EXERCISE BRIEF: Quote all lines below exactly. Images stay out.

— BEGIN —

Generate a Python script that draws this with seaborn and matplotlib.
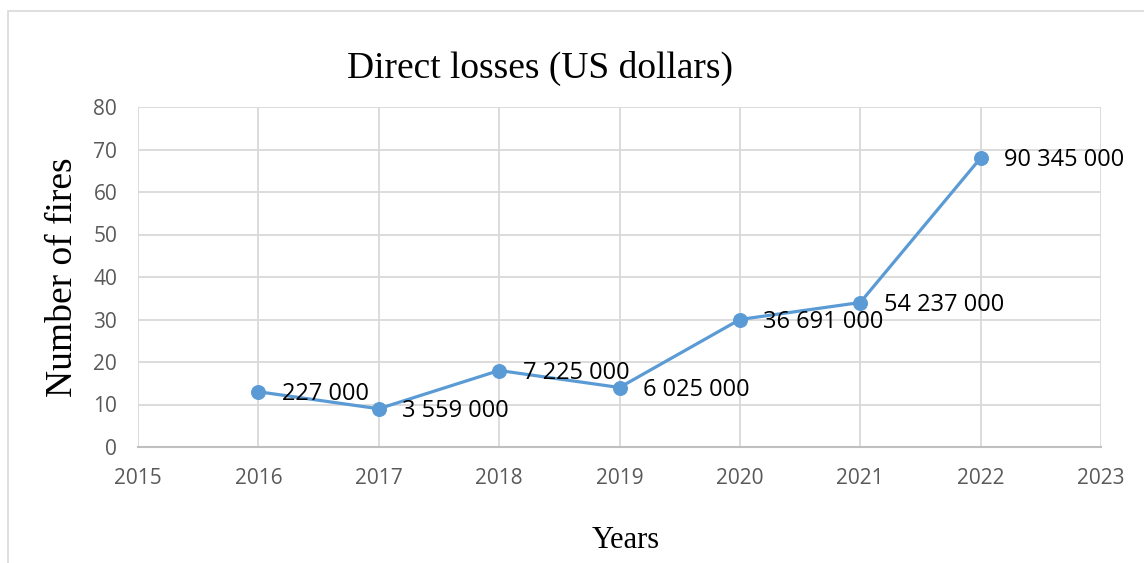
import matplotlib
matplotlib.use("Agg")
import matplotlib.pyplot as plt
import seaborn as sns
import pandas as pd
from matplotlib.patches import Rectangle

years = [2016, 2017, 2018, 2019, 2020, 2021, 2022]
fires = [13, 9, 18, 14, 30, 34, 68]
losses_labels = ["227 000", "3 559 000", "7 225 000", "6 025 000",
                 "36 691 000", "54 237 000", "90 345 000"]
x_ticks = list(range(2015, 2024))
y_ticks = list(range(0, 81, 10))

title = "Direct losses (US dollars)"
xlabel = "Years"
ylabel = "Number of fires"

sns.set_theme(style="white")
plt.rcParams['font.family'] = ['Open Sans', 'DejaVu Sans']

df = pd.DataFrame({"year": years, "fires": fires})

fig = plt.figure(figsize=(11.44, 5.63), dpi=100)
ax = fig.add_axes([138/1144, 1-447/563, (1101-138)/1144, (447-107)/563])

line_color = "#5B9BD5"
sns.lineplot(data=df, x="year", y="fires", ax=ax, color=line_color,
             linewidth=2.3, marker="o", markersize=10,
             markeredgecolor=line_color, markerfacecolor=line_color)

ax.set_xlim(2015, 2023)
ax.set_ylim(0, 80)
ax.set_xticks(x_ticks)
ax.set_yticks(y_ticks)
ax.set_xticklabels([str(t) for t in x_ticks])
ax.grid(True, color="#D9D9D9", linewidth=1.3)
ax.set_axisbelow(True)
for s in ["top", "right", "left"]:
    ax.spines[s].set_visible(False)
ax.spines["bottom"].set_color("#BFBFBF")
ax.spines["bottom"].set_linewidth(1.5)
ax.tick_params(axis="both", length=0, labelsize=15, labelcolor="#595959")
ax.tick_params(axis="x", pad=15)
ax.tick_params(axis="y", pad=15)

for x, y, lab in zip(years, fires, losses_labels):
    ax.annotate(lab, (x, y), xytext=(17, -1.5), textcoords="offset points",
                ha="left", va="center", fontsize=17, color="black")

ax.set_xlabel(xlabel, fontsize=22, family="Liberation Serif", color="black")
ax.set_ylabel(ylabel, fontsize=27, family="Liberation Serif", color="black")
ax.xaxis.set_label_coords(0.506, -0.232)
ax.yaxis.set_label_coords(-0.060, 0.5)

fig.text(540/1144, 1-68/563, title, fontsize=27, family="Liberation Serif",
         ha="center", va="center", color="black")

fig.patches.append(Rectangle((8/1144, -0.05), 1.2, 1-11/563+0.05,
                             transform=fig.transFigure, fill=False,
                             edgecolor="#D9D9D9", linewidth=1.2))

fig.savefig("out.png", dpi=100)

— END —

FINAL RESULT:
Generate a Python script that draws this with seaborn and matplotlib.
import matplotlib
matplotlib.use("Agg")
import matplotlib.pyplot as plt
import seaborn as sns
import pandas as pd
from matplotlib.patches import Rectangle

years = [2016, 2017, 2018, 2019, 2020, 2021, 2022]
fires = [13, 9, 18, 14, 30, 34, 68]
losses_labels = ["227 000", "3 559 000", "7 225 000", "6 025 000",
                 "36 691 000", "54 237 000", "90 345 000"]
x_ticks = list(range(2015, 2024))
y_ticks = list(range(0, 81, 10))

title = "Direct losses (US dollars)"
xlabel = "Years"
ylabel = "Number of fires"

sns.set_theme(style="white")
plt.rcParams['font.family'] = ['Open Sans', 'DejaVu Sans']

df = pd.DataFrame({"year": years, "fires": fires})

fig = plt.figure(figsize=(11.44, 5.63), dpi=100)
ax = fig.add_axes([138/1144, 1-447/563, (1101-138)/1144, (447-107)/563])

line_color = "#5B9BD5"
sns.lineplot(data=df, x="year", y="fires", ax=ax, color=line_color,
             linewidth=2.3, marker="o", markersize=10,
             markeredgecolor=line_color, markerfacecolor=line_color)

ax.set_xlim(2015, 2023)
ax.set_ylim(0, 80)
ax.set_xticks(x_ticks)
ax.set_yticks(y_ticks)
ax.set_xticklabels([str(t) for t in x_ticks])
ax.grid(True, color="#D9D9D9", linewidth=1.3)
ax.set_axisbelow(True)
for s in ["top", "right", "left"]:
    ax.spines[s].set_visible(False)
ax.spines["bottom"].set_color("#BFBFBF")
ax.spines["bottom"].set_linewidth(1.5)
ax.tick_params(axis="both", length=0, labelsize=15, labelcolor="#595959")
ax.tick_params(axis="x", pad=15)
ax.tick_params(axis="y", pad=15)

for x, y, lab in zip(years, fires, losses_labels):
    ax.annotate(lab, (x, y), xytext=(17, -1.5), textcoords="offset points",
                ha="left", va="center", fontsize=17, color="black")

ax.set_xlabel(xlabel, fontsize=22, family="Liberation Serif", color="black")
ax.set_ylabel(ylabel, fontsize=27, family="Liberation Serif", color="black")
ax.xaxis.set_label_coords(0.506, -0.232)
ax.yaxis.set_label_coords(-0.060, 0.5)

fig.text(540/1144, 1-68/563, title, fontsize=27, family="Liberation Serif",
         ha="center", va="center", color="black")

fig.patches.append(Rectangle((8/1144, -0.05), 1.2, 1-11/563+0.05,
                             transform=fig.transFigure, fill=False,
                             edgecolor="#D9D9D9", linewidth=1.2))

fig.savefig("out.png", dpi=100)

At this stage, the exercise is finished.